The Law Commission’s report launched last Thursday set out a series of recommendations on how England and Wales might reform the treatment of marital property on divorce. The three headline recommendations were:
> A draft bill to make qualifying nuptial agreements (QNAs) legally binding
> The Family Justice Council should produce guidance on ‘financial needs’ so that couples have the legal knowledge to avoid litigation on separation
> The government should assess whether a non-statutory formula for spousal maintenance could work
Pre- or post-nuptial agreements are expected to become enforceable, rather than subject to court approval, so long as couples have exchanged information about their respective financial positions, taken proper legal advice and met the financial needs of each party and any children in the marriage.
Read more on prenups from Spear’s
The starting point for the division of marital assets (ie assets amassed during the marriage) is that they should be split entirely equally. QNAs will enable couples to agree to whatever division of assets they see fit, and inevitably there will be some winners in this new environment and some losers.
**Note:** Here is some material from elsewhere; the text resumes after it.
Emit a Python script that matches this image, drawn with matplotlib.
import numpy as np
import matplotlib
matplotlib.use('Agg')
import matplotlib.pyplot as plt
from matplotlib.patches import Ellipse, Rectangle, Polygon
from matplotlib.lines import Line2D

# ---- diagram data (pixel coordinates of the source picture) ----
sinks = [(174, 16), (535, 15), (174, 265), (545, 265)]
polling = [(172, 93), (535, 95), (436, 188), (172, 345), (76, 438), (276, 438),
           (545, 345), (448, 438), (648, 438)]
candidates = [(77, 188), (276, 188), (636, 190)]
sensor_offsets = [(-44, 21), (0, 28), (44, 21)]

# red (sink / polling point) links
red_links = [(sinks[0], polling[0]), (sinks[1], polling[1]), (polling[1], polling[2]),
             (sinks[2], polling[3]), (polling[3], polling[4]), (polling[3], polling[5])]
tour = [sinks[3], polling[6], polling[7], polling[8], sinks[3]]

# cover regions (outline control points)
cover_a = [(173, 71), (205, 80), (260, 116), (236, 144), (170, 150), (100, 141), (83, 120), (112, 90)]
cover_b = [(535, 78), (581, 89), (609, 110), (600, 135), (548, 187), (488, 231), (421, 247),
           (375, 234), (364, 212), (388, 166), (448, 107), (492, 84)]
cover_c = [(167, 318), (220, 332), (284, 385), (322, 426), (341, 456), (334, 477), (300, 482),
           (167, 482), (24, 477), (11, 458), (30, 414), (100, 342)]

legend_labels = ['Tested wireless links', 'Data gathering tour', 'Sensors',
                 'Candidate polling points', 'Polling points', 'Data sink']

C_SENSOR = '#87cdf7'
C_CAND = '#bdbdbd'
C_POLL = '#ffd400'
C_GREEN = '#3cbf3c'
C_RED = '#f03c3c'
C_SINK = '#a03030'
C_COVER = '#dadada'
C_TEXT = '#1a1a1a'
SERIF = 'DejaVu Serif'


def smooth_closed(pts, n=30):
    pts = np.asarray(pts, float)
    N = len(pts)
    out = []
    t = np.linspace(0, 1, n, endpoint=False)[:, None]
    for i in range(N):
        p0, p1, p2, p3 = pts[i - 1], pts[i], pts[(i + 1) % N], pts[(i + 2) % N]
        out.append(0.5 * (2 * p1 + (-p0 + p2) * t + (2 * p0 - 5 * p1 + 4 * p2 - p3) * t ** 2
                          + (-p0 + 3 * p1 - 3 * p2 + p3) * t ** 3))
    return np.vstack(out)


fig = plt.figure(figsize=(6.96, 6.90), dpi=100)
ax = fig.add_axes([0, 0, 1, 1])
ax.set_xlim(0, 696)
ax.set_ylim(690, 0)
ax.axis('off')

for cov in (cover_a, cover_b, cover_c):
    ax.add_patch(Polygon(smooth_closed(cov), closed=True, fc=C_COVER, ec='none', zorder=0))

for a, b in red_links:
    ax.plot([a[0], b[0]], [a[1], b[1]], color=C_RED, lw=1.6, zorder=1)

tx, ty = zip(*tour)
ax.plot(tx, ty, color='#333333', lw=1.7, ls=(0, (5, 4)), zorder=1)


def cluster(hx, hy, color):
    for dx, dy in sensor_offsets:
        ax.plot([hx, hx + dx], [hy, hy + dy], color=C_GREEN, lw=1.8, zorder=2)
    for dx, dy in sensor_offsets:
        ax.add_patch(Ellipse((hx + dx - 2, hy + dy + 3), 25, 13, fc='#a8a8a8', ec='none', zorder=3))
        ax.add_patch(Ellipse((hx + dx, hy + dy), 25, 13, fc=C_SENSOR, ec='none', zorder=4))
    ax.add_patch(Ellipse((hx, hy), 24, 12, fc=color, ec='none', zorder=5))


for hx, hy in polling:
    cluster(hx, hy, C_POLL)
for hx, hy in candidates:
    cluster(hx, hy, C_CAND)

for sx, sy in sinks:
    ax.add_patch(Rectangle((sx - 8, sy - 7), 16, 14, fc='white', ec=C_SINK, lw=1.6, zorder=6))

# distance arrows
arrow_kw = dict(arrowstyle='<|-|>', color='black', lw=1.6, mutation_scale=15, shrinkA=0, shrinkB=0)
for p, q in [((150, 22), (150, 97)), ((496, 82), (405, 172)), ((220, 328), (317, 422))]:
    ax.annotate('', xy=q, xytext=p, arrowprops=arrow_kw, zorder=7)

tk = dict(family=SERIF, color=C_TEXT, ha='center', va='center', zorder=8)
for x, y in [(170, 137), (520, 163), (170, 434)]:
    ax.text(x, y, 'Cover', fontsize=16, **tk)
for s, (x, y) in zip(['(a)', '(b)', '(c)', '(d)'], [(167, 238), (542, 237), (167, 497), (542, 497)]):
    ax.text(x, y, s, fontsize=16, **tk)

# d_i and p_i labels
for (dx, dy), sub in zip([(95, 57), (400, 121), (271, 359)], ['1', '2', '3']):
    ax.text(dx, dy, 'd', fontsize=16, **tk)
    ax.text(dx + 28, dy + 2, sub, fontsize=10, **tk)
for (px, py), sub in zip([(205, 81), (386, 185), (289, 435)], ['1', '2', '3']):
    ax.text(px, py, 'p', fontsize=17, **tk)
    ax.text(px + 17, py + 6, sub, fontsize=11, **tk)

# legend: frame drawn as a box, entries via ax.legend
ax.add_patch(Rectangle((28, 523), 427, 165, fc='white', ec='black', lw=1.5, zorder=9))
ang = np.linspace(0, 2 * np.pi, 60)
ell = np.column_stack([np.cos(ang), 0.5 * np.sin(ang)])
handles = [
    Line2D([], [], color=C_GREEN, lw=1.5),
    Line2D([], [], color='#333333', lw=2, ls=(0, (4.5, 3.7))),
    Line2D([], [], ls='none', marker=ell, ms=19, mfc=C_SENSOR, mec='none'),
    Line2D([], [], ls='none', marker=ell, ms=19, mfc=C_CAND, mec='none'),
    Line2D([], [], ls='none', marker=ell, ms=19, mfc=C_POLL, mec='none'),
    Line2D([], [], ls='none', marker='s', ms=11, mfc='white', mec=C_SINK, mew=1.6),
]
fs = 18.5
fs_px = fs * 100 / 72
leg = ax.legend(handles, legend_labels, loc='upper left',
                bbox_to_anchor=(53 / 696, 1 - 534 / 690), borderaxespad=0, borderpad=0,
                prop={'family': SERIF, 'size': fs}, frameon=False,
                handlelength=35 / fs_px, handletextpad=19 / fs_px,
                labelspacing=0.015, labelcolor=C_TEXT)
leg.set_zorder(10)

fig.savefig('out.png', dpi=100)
Pre-marital and inherited wealth is normally only ‘invaded’ to meet needs (unless it has been treated as marital property such as by providing a family home), but having the ability to separate those assets in a legally-binding agreement will be a great reassurance to many.
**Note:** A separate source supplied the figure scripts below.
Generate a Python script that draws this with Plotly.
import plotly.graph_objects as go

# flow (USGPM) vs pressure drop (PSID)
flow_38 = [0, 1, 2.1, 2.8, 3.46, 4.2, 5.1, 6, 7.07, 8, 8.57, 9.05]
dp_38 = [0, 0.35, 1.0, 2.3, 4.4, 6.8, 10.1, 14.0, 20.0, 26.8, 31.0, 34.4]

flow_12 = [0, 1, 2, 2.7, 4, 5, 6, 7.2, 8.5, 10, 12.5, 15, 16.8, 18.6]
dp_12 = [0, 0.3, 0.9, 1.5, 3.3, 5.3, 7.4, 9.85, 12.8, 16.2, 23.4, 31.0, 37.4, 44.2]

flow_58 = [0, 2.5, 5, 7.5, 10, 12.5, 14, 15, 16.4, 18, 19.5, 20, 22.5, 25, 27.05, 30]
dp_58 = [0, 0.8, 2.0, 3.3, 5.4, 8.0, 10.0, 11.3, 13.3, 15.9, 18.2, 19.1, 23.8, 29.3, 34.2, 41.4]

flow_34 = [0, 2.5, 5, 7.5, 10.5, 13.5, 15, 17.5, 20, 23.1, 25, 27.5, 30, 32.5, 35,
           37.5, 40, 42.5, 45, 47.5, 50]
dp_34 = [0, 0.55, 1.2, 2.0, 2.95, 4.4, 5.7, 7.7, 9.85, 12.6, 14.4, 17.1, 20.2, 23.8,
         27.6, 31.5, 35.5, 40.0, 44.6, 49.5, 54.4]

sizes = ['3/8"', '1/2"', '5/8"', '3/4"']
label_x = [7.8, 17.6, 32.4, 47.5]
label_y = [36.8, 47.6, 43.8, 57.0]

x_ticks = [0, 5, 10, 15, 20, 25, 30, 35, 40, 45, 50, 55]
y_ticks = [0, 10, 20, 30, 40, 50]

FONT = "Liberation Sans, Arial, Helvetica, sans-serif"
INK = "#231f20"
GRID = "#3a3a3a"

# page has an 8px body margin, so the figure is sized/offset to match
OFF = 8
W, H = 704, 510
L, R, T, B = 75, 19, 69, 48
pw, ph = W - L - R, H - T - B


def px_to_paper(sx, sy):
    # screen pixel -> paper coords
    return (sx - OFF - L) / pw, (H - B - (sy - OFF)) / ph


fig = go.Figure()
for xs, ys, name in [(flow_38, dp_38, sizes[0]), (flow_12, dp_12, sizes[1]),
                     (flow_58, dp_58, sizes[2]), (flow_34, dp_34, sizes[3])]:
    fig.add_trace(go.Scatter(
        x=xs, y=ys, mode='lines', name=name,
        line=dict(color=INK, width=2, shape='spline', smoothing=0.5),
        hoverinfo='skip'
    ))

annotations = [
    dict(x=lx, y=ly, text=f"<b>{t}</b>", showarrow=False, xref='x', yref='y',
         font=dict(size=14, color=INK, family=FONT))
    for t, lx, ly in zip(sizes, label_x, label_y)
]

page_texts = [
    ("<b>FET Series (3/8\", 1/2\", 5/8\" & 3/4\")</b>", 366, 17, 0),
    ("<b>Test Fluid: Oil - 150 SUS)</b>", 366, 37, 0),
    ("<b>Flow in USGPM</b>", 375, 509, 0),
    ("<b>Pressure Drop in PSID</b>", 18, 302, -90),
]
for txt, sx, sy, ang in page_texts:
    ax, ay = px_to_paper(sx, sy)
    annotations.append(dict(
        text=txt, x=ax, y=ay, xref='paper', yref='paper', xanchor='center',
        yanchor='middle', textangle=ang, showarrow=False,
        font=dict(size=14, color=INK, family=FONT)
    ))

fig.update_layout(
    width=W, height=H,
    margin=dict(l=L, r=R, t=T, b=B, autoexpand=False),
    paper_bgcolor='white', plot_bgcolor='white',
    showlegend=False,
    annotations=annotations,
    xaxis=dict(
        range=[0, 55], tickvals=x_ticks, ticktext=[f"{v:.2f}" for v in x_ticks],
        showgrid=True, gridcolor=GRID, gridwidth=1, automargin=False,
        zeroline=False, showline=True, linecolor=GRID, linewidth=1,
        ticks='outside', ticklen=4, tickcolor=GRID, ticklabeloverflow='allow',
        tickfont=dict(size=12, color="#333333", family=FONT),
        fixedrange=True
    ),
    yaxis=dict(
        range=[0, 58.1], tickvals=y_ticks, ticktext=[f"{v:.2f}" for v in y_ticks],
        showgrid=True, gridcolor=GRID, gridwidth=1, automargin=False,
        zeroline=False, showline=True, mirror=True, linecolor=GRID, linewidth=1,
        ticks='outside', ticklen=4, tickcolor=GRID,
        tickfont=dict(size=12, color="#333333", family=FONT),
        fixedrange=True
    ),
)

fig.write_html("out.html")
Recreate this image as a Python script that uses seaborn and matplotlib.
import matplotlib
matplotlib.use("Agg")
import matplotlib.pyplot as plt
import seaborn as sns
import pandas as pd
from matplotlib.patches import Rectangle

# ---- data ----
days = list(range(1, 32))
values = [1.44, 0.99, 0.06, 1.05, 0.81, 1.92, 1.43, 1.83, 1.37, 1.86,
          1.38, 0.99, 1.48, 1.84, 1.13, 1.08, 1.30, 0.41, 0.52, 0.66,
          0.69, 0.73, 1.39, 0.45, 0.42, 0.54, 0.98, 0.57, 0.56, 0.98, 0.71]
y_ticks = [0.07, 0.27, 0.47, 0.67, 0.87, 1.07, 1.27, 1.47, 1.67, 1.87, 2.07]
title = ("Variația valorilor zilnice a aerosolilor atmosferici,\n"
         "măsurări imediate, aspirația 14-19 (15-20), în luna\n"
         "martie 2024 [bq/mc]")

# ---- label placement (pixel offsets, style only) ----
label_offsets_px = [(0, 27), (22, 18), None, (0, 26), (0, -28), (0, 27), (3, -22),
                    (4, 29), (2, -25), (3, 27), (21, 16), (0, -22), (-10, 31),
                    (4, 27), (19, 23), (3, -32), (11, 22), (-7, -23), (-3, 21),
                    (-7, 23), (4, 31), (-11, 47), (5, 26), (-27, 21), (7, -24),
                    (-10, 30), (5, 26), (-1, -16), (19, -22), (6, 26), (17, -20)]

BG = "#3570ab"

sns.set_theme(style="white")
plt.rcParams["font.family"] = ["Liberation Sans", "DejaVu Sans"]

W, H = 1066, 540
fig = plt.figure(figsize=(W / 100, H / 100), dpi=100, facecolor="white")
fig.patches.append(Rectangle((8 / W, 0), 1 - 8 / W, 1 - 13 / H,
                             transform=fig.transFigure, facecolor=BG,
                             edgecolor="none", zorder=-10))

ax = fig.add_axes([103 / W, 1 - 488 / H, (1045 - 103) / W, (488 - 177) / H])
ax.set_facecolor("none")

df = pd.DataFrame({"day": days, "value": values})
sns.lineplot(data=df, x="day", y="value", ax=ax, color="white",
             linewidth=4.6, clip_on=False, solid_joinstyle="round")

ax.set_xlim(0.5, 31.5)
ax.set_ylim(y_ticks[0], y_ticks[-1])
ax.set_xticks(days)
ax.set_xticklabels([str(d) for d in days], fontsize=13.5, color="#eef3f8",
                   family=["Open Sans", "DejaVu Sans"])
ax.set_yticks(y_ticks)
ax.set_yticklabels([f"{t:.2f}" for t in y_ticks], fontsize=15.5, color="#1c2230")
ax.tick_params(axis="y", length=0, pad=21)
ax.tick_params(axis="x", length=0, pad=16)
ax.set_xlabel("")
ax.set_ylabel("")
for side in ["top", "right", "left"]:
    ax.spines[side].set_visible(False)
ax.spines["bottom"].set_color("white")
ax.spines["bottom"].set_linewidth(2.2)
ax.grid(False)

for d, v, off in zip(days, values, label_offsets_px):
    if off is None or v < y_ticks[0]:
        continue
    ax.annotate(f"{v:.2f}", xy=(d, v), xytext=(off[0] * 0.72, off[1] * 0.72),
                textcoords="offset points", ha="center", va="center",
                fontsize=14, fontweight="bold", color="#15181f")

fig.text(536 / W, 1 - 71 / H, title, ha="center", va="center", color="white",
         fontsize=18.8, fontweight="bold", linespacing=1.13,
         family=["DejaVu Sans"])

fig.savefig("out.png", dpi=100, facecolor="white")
Couples marrying later in life or for a second time may also want to consider a QNA, for example to protect assets for children from previous relationships.
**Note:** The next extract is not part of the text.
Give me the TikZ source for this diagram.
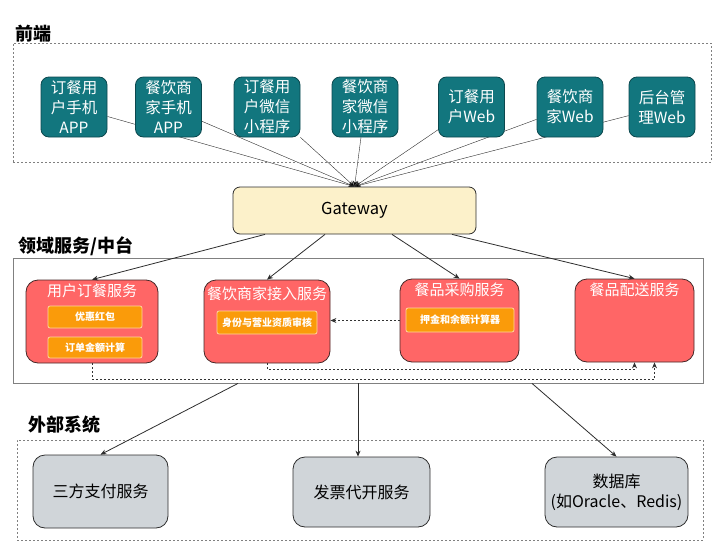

However, the winners also include anyone who might make money during the marriage beyond what would be needed to meet the needs of both on divorce.
Divorce lawyers all agree that it is always in the interests of the financially stronger party to have an agreement and typically the financially weaker party feels he or she has no choice but to agree because there is no provision at all when those cohabiting split: something is always better than nothing. City professionals and entrepreneurs who can now keep claims on divorce limited to needs will now be the real winners.
The losers will be those who would be better off relying on a 50:50 split of assets. They may find themselves at the mercy of partners who have strong expectations of creating substantial wealth during the marriage and arrange a QNA to avoid sharing it equally.
Unfortunately, they may well not realise on signing up that, for example, child-rearing may lead to a remunerative career being ditched or simply that their partner is going to be as successful as he or she turns out to be.
It is easy for the more naïve member of a couple to be cajoled into giving up rights because ‘everyone has a pre-nup’ or because the self-determination element seems practical, but aQNA will prejudice one or other of a couple, compared with his or her entitlement without one.
As QNAs will have to meet needs, they will not even necessarily avoid conflict on divorce. Fighting over what constitutes ‘needs’, even if the law is clarified, will become much more bitter if one of a couple feels the QNA has operated to his or her detriment.
The Law Commission’s recommendations will give couples more advance choice about how to deal with their assets upon separation.The report also points to the fact that QNAs will help couples to resolve their financial situation on separation without having to take their dispute to court.
However, whenever there is more money on divorce than is needed to meet needs, a QNA will almost always feel to have been unfair to one or other of the couple unless it mirrors exactly what a court would award, which is unlikely where wealth has been built up during a marriage.